Namun apa dikata, buruk rupa cermin dibelah. Begitu ilustrasi sementara kalangan menyoroti eksistensi dan kiprah ulama dewasa ini yang seolah lupa terhadap tugasnya sebagai pemandu dan pembimbing masyarakat, pengawal perubahan, dan penjaga peradaban manusia. Sebab tak jarang dari mereka yang justru larut dalam kumparan politik formal negara, sebuah ruang yang penuh dengan catatan gelap serta asing bagi mereka sebelumnya.
Kekhawatiran sejumlah kalangan mengenai keterlibatan para ulama/kiai di jalur politik praksis akan bisa memandulkan peran serta mereduksi amanah yang diemban mereka tampaknya cukup beralasan. Saat ini, para ulama/kiai yang ngobyek jadi politikus tak bisa mengelak dari kisruh politik yang sedang terjadi, bahkan tak jarang dari mereka dipasang sebagai bemper konflik interes sejumlah elit tertentu dan tak jarang pula akhirnya jadi tumbal. Hal ini menjadikan mereka lalai dengan agenda keummatan karena disibukkan dengan urusan-urusan politik semata, tugas pokok membangun peradaban manusia yang ramah pun sedikit banyak terbengkalai.

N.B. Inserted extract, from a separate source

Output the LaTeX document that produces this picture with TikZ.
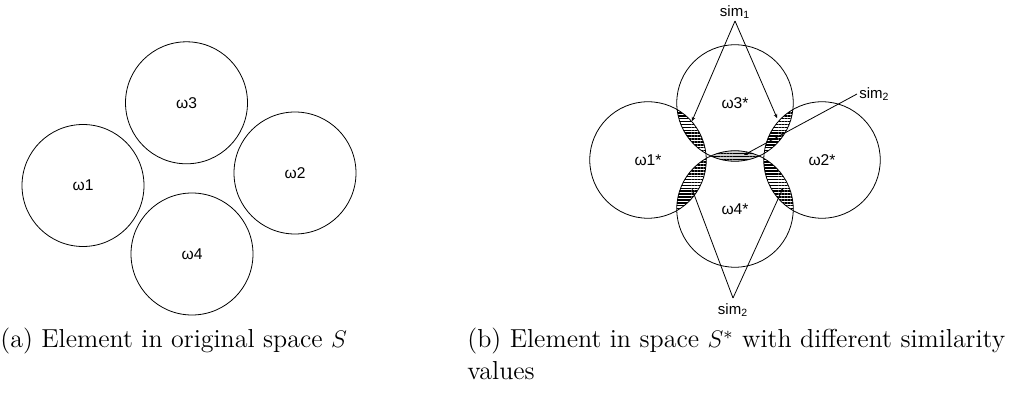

Lebih memprihatinkan lagi manakala ulama tampil bukan dengan karakter awalnya, yaitu dengan kearifan berfikir dan kesalehan laku yang dapat menyejukkan dan mendamaikan, ketika menghadapi berbagai persoalan yang mendera bangsa ini utamanya di ranah keagamaan. Justru tak jarang mereka turut serta memperkeruh berbagai gejolak tersebut dengan tampil layaknya hakim yang hanya mengenal dua istilah “hitam dan putih”. Fatwa-fatwa sesat MUI yang ditujukan kepada sejumlah aliran yang dianggap menyimpang adalah cermin dari pergeseran karakter ulama dalam menyikapi setiap permasalahan.
Jika demikian faktanya, lalu dari mana gerakan spiritual untuk membangun peradaban manusia yang lebih manusiawi tanpa bergantung pada pemimpin (negara) itu lahir? Bukankah sumbu-sumbu utama religiusitas (ulama) tengah menyala di ruang negara?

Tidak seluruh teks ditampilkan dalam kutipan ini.